The history of Indigenous women and French Canadian traders has been examined before, but Barman’s contribution here is to the fur trade history of the Pacific Northwest, a region that is vastly different from the Saint Lawrence River Valley, the Missouri River, or the northern plains. While French Canadians who arrived to the Pacific Northwest may have been culturally similar to their counterparts elsewhere, the Indigenous peoples of the region are vastly different from elsewhere in North America, and even from each other, as is the landscape in which they encountered each other. This diversity makes for regionally specific history, demonstrating the importance of knowing and understanding the historical context of place.

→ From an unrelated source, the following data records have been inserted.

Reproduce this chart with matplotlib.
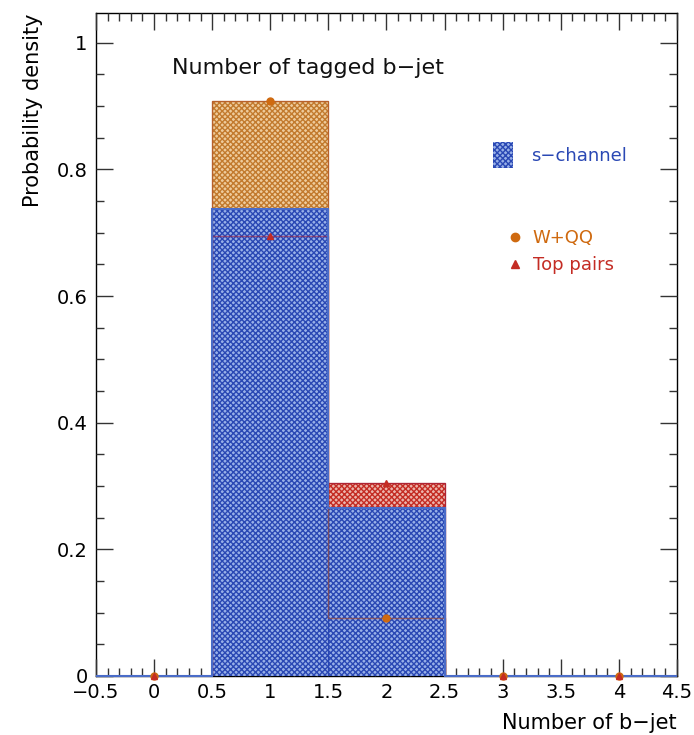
import numpy as np
import matplotlib
matplotlib.use('Agg')
import matplotlib.pyplot as plt
import matplotlib.patches as mpatches
from matplotlib.lines import Line2D
from matplotlib.ticker import MultipleLocator, FuncFormatter

# bin contents (bin centres 0..4)
n_bjet = [0, 1, 2, 3, 4]
s_channel = [0.0, 0.737, 0.265, 0.0, 0.0]
w_qq = [0.0, 0.908, 0.092, 0.0, 0.0]
top_pairs = [0.0, 0.695, 0.305, 0.0, 0.0]

BLUE = '#2a48b4'
BLUE_FACE = '#98b0e8'
ORANGE = '#c27a2e'
ORANGE_FACE = '#eecb9c'
MARK_ORANGE = '#cf6a10'
RED = '#c42c24'
RED_FACE = '#ecb4ac'

plt.rcParams['hatch.linewidth'] = 1.0
plt.rcParams['axes.unicode_minus'] = True

fig = plt.figure(figsize=(6.94, 7.35), dpi=100)
ax = fig.add_axes([0.1383, 0.0803, 0.8372, 0.902])

# backgrounds first, signal drawn over them
ax.bar(n_bjet, w_qq, width=1.0, facecolor=ORANGE_FACE, edgecolor=ORANGE,
       hatch='xxxxxx', linewidth=0.8, zorder=1)
ax.bar(n_bjet, top_pairs, width=1.0, facecolor=RED_FACE, edgecolor=RED,
       hatch='xxxxxx', linewidth=0.8, zorder=1.5)
ax.bar(n_bjet, s_channel, width=1.0, facecolor=BLUE_FACE, edgecolor=BLUE,
       hatch='xxxxxx', linewidth=0.8, zorder=2)

# histogram outlines
edges = np.arange(-0.5, 5.0, 1.0)
ax.stairs(w_qq, edges, color='#b0502a', linewidth=1.0, alpha=0.6, zorder=3)
ax.stairs(top_pairs, edges, color='#a02040', linewidth=1.0, alpha=0.6, zorder=3)
ax.stairs(s_channel, edges, color='#4a6cc8', linewidth=1.5, zorder=3.5,
          clip_on=False)

ax.plot(n_bjet, w_qq, 'o', color=MARK_ORANGE, markersize=5, zorder=4,
        clip_on=False)
ax.plot(n_bjet, top_pairs, '^', color=RED, markersize=5, zorder=4.5,
        clip_on=False)

ax.set_xlim(-0.5, 4.5)
ax.set_ylim(0, 1.047)

ax.xaxis.set_major_locator(MultipleLocator(0.5))
ax.xaxis.set_minor_locator(MultipleLocator(0.1))
ax.yaxis.set_major_locator(MultipleLocator(0.2))
ax.yaxis.set_minor_locator(MultipleLocator(0.05))
fmt = FuncFormatter(lambda v, p: ('%g' % round(v, 3)).replace('-', '\u2212'))
ax.xaxis.set_major_formatter(fmt)
ax.yaxis.set_major_formatter(fmt)
ax.tick_params(which='both', direction='in', top=True, right=True,
               labelsize=14, width=1.0, color='#333333')
ax.tick_params(which='major', length=12)
ax.tick_params(which='minor', length=6)
ax.tick_params(axis='x', pad=5)
ax.tick_params(axis='y', pad=6)
for s in ax.spines.values():
    s.set_linewidth(1.0)
    s.set_zorder(0.5)

ax.set_xlabel('Number of b\u2212jet', fontsize=15, loc='right', labelpad=8)
ax.set_ylabel('Probability density', fontsize=15, loc='top', labelpad=10)

ax.text(0.131, 0.917, 'Number of tagged b\u2212jet', transform=ax.transAxes,
        fontsize=16, ha='left', va='center', color='#111111')

# legend
h_sig = mpatches.Patch(facecolor=BLUE_FACE, edgecolor=BLUE, hatch='xxxxxx', linewidth=0)
leg1 = ax.legend([h_sig], ['s\u2212channel'], loc='center left',
                 bbox_to_anchor=(0.655, 0.786), frameon=False, fontsize=13,
                 handlelength=1.1, handleheight=1.8, handletextpad=1.0,
                 labelcolor=[BLUE])
ax.add_artist(leg1)
h_w = Line2D([], [], marker='o', color=MARK_ORANGE, linestyle='none', markersize=6)
h_t = Line2D([], [], marker='^', color=RED, linestyle='none', markersize=6)
ax.legend([h_w, h_t], ['W+QQ', 'Top pairs'], loc='center left',
          bbox_to_anchor=(0.68, 0.64), frameon=False, fontsize=13,
          handlelength=0.8, handletextpad=0.6, labelspacing=0.5,
          labelcolor=[MARK_ORANGE, RED])

fig.savefig('out.png', dpi=100)
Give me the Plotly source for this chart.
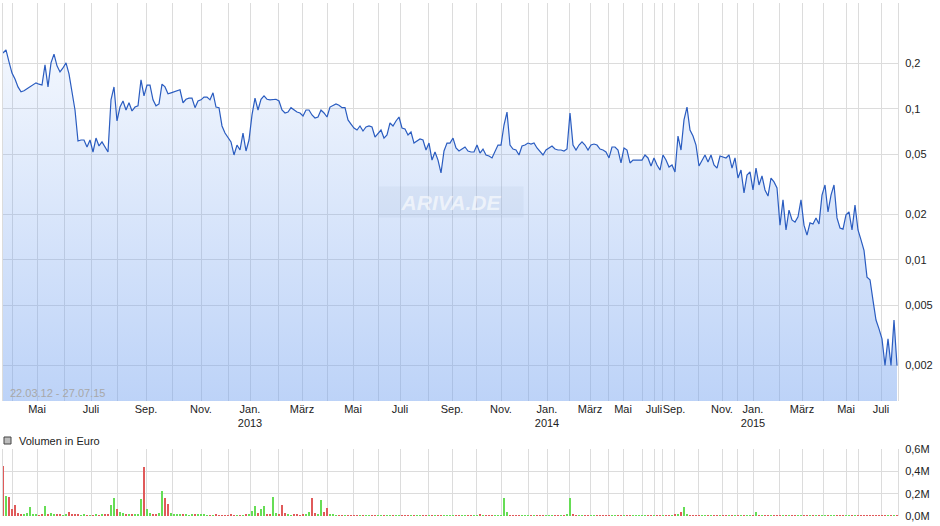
import plotly.graph_objects as go

# ---------------- data ----------------
# closing prices (EUR), one sample every 3 trading-day slots, 22.03.12 - 27.07.15
price = [
    0.235, 0.246, 0.205, 0.173, 0.158, 0.140, 0.130, 0.132, 0.136, 0.140, 0.144, 0.149, 0.146, 0.144, 0.196, 0.140, 0.202, 0.231, 0.193, 0.176,
    0.187, 0.202, 0.171, 0.128, 0.0985, 0.0614, 0.0623, 0.0623, 0.0560, 0.0623, 0.0519, 0.0642, 0.0569, 0.0605, 0.0560, 0.0519, 0.115, 0.140, 0.0833, 0.103,
    0.113, 0.0985, 0.110, 0.0970, 0.103, 0.105, 0.156, 0.122, 0.144, 0.144, 0.115, 0.105, 0.108, 0.146, 0.140, 0.126, 0.128, 0.130, 0.132, 0.134,
    0.110, 0.116, 0.118, 0.118, 0.102, 0.113, 0.115, 0.120, 0.120, 0.115, 0.128, 0.103, 0.102, 0.0772, 0.0693, 0.0652, 0.0605, 0.0496, 0.0577, 0.0535,
    0.0693, 0.0527, 0.0623, 0.0913, 0.118, 0.0985, 0.116, 0.122, 0.116, 0.115, 0.115, 0.116, 0.113, 0.0985, 0.0941, 0.0955, 0.102, 0.0985, 0.0955, 0.0941,
    0.0899, 0.0985, 0.0985, 0.0913, 0.0872, 0.0885, 0.0985, 0.0941, 0.0885, 0.103, 0.105, 0.108, 0.106, 0.102, 0.102, 0.0846, 0.0795, 0.0748, 0.0726, 0.0772,
    0.0715, 0.0760, 0.0772, 0.0760, 0.0652, 0.0683, 0.0726, 0.0642, 0.0673, 0.0808, 0.0772, 0.0833, 0.0885, 0.0748, 0.0737, 0.0673, 0.0704, 0.0595, 0.0614, 0.0633,
    0.0623, 0.0535, 0.0595, 0.0459, 0.0519, 0.0459, 0.0377, 0.0527, 0.0595, 0.0595, 0.0642, 0.0552, 0.0527, 0.0543, 0.0560, 0.0527, 0.0519, 0.0519, 0.0577, 0.0511,
    0.0543, 0.0496, 0.0488, 0.0474, 0.0519, 0.0577, 0.0577, 0.0783, 0.0955, 0.0577, 0.0543, 0.0535, 0.0496, 0.0569, 0.0577, 0.0595, 0.0586, 0.0595, 0.0552, 0.0519,
    0.0496, 0.0535, 0.0552, 0.0569, 0.0543, 0.0535, 0.0535, 0.0527, 0.0543, 0.0941, 0.0577, 0.0535, 0.0577, 0.0605, 0.0577, 0.0535, 0.0577, 0.0586, 0.0577, 0.0543,
    0.0535, 0.0519, 0.0474, 0.0560, 0.0560, 0.0535, 0.0439, 0.0552, 0.0535, 0.0439, 0.0459, 0.0459, 0.0459, 0.0459, 0.0496, 0.0474, 0.0419, 0.0474, 0.0426, 0.0394,
    0.0496, 0.0459, 0.0413, 0.0426, 0.0383, 0.0662, 0.0535, 0.0846, 0.103, 0.0726, 0.0662, 0.0577, 0.0419, 0.0459, 0.0496, 0.0446, 0.0496, 0.0426, 0.0406, 0.0488,
    0.0481, 0.0474, 0.0496, 0.0406, 0.0474, 0.0349, 0.0394, 0.0278, 0.0365, 0.0383, 0.0291, 0.0406, 0.0314, 0.0360, 0.0291, 0.0265, 0.0349, 0.0329, 0.0300, 0.0170,
    0.0250, 0.0158, 0.0214, 0.0184, 0.0178, 0.0193, 0.0250, 0.0170, 0.0146, 0.0176, 0.0173, 0.0190, 0.0173, 0.0269, 0.0314, 0.0208, 0.0269, 0.0314, 0.0190, 0.0163,
    0.0160, 0.0199, 0.0208, 0.0158, 0.0231, 0.0158, 0.0136, 0.0116, 0.0077, 0.0074, 0.0054, 0.0040, 0.0035, 0.0030, 0.0020, 0.0030, 0.0020, 0.0040, 0.0020,
]

# traded volume in thousand EUR, same samples
volume_k = [
    450, 180, 170, 60, 95, 30, 20, 15, 25, 80, 12, 10, 8, 15, 90, 20, 25, 15, 10, 12,
    8, 10, 40, 20, 15, 12, 8, 10, 6, 8, 5, 10, 8, 12, 10, 15, 100, 160, 60, 40,
    25, 15, 20, 10, 15, 12, 150, 440, 60, 25, 20, 15, 30, 220, 160, 110, 30, 15, 10, 12,
    15, 10, 8, 12, 10, 15, 12, 10, 8, 6, 8, 10, 8, 6, 8, 5, 10, 6, 5, 8,
    5, 10, 15, 45, 90, 30, 60, 90, 20, 10, 170, 30, 15, 100, 25, 10, 8, 10, 12, 8,
    10, 15, 40, 160, 30, 20, 140, 40, 70, 20, 10, 8, 6, 5, 6, 4, 5, 3, 4, 5,
    4, 3, 5, 4, 3, 6, 4, 3, 4, 5, 3, 8, 4, 3, 4, 3, 5, 4, 3, 4,
    5, 3, 4, 6, 3, 4, 3, 5, 4, 3, 4, 6, 3, 4, 5, 3, 4, 3, 5, 12,
    4, 3, 6, 4, 5, 3, 4, 160, 40, 8, 4, 5, 6, 3, 4, 8, 4, 3, 5, 4,
    3, 4, 5, 3, 4, 3, 6, 4, 10, 160, 10, 4, 3, 5, 4, 3, 4, 6, 3, 4,
    5, 3, 4, 3, 4, 5, 3, 4, 3, 4, 5, 3, 4, 3, 4, 3, 5, 4, 3, 4,
    5, 4, 8, 6, 15, 20, 40, 80, 15, 6, 4, 3, 5, 4, 3, 8, 4, 3, 5, 4,
    3, 4, 5, 3, 4, 3, 4, 5, 3, 4, 6, 35, 8, 4, 3, 5, 4, 3, 4, 3,
    5, 3, 4, 3, 4, 8, 3, 4, 5, 3, 4, 3, 4, 5, 3, 4, 3, 5, 4, 3,
    4, 3, 5, 4, 3, 4, 8, 4, 3, 5, 4, 3, 4, 3, 5, 4, 3, 4, 3,
]

# month starts on the trading-day index axis, with their labels
month_starts = [9, 34, 61, 88, 114, 143, 169, 198, 225, 247, 275, 299, 324, 350, 375, 397,
                425, 449, 473, 498, 525, 544, 566, 587, 605, 620, 639, 651, 659, 671, 695,
                719, 734, 750, 776, 799, 820, 843, 855, 878]
month_labels = ["", "Mai", "", "Juli", "", "Sep.", "", "Nov.", "", "Jan.<br>2013", "", "März",
                "", "Mai", "", "Juli", "", "Sep.", "", "Nov.", "", "Jan.<br>2014", "", "März",
                "", "Mai", "", "Juli", "", "Sep.", "", "Nov.", "", "Jan.<br>2015", "", "März",
                "", "Mai", "", "Juli"]

price_ticks = [0.002, 0.005, 0.01, 0.02, 0.05, 0.1, 0.2]
price_tick_text = ["0,002", "0,005", "0,01", "0,02", "0,05", "0,1", "0,2"]
vol_ticks = [0, 200000, 400000, 600000]
vol_tick_text = ["0,0M", "0,2M", "0,4M", "0,6M"]
period_text = "22.03.12 - 27.07.15"

# ---------------- figure ----------------
STEP = 3
x = list(range(0, STEP * len(price), STEP))
volume = [v * 1000 for v in volume_k]
vol_colors = ["#e05a5a"] + [
    "#66dd55" if price[i] >= price[i - 1] else "#e05a5a" for i in range(1, len(price))
]

FONT = "Liberation Sans, Arial, sans-serif"
GRID = "#dcdcdc"

fig = go.Figure()

fig.add_trace(go.Scatter(
    x=x, y=price, mode="lines",
    line=dict(color="#2a5cc0", width=1.2),
    fill="tozeroy",
    fillgradient=dict(
        type="vertical",
        start=0.00117, stop=0.5,
        colorscale=[[0, "rgba(111,159,239,0.46)"], [1, "rgba(111,159,239,0.04)"]],
    ),
    xaxis="x", yaxis="y", hoverinfo="skip", showlegend=False,
))

fig.add_trace(go.Bar(
    x=x, y=volume, marker=dict(color=vol_colors, line=dict(width=0)),
    width=1.3, xaxis="x2", yaxis="y2", hoverinfo="skip", showlegend=False,
))

main_bottom = (516 - 401) / 513
vol_top = (516 - 449) / 513

fig.update_layout(
    width=940, height=526,
    margin=dict(l=3, r=42, t=3, b=10),
    paper_bgcolor="white", plot_bgcolor="white",
    font=dict(family=FONT, size=11, color="#222"),
    bargap=0,
    xaxis=dict(
        domain=[0, 1], range=[0, 895], anchor="y",
        tickmode="array", tickvals=month_starts, ticktext=month_labels,
        showgrid=True, gridcolor=GRID, gridwidth=1, zeroline=False,
        ticks="", tickangle=0, tickfont=dict(size=11, color="#222"),
        showline=False, automargin=False,
    ),
    yaxis=dict(
        domain=[main_bottom, 1], type="log", range=[-2.934, -0.298],
        side="right", tickmode="array", tickvals=price_ticks, ticktext=price_tick_text,
        showgrid=True, gridcolor=GRID, gridwidth=1, zeroline=False,
        ticks="", ticklabelstandoff=4, tickfont=dict(size=11, color="#222"),
        showline=True, linecolor=GRID, mirror=True, automargin=False,
    ),
    xaxis2=dict(
        domain=[0, 1], range=[0, 895], anchor="y2",
        tickmode="array", tickvals=month_starts, showticklabels=False,
        showgrid=True, gridcolor=GRID, gridwidth=1, zeroline=False, ticks="",
        automargin=False,
    ),
    yaxis2=dict(
        domain=[0, vol_top], range=[0, 600000],
        side="right", tickmode="array", tickvals=vol_ticks, ticktext=vol_tick_text,
        showgrid=True, gridcolor=GRID, gridwidth=1, zeroline=False,
        ticks="", ticklabelstandoff=4, tickfont=dict(size=11, color="#222"),
        showline=True, linecolor=GRID, mirror=True, automargin=False,
    ),
)

fig.add_annotation(
    text=period_text, xref="paper", yref="paper",
    x=(8 - 3) / 895, y=(516 - 393) / 513, xanchor="left", yanchor="middle",
    showarrow=False, font=dict(size=11, color="#a8a8a8"),
)
fig.add_annotation(
    text="Volumen in Euro", xref="paper", yref="paper",
    x=(17 - 3) / 895, y=(516 - 440.5) / 513, xanchor="left", yanchor="middle",
    showarrow=False, font=dict(size=11, color="#222"),
)
fig.add_shape(
    type="rect", xref="paper", yref="paper",
    x0=(4 - 3) / 895, x1=(11 - 3) / 895, y0=(516 - 444) / 513, y1=(516 - 437) / 513,
    fillcolor="#bdbdbd", line=dict(color="#444", width=1),
)
fig.add_annotation(
    text="<b><i>ARIVA.DE</i></b>", xref="paper", yref="paper",
    x=(451 - 3) / 895, y=(516 - 202) / 513, xanchor="center", yanchor="middle",
    showarrow=False, font=dict(size=21, color="rgba(255,255,255,0.6)"),
    bgcolor="rgba(150,165,195,0.10)", borderpad=2, width=140, height=26,
)

fig.write_html(
    "out.html",
    config={"displayModeBar": False},
    post_script="document.body.style.margin='0';document.body.style.overflow='hidden';",
)
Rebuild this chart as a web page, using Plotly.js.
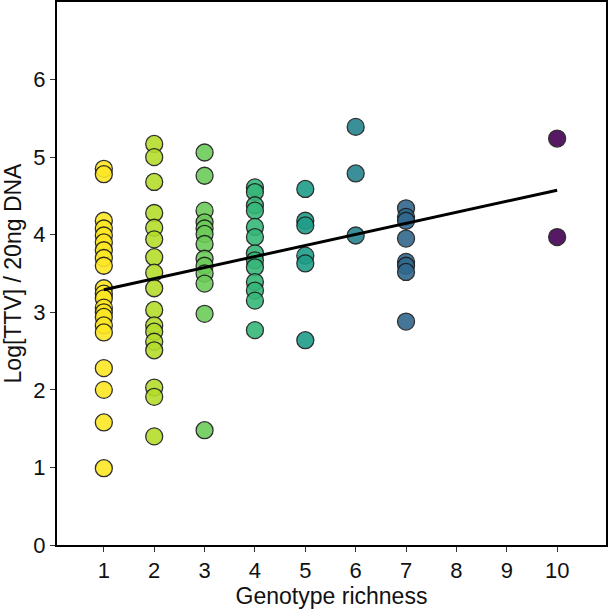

Barman closes her final chapter, “Reclaiming the Past,” with the story of fur trader Jacques Finlay’s remains, which were unearthed in 1951 in an archaeological dig at Spokane House, the fur trade post he founded. Finlay’s remains were held in a museum in Spokane, Washington for nearly twenty years, some of that time in a display case. Barman shares the story of how Jocko’s descendants, Chalk Courchene’s family members, worked for the respectful reinterment of their “Honorable Ancestor’s” remains. Barman cites the story of Jeannette Whitford and her daughter, who “drove around to the reservations, looking for all the Finlays we could find, trying to drum up the interest to get him reinterred. ”[6] Today, women in the Pacific Northwest continue to bring together their Indigenous and non-Indigenous families, fostering respect for their communities and encouraging us to continue to tell the stories of French Canadian and Indigenous fur trade families that highlight, rather than over-simplify, the complex nature of Pacific Northwest fur trade history. In French Canadians, Furs, and Indigenous Women in the Making of the Pacific Northwest, Jean Barman created a work of history that is exciting and relevant, in which people see themselves and their families in a complicated, accessible, and inspiring story of the past.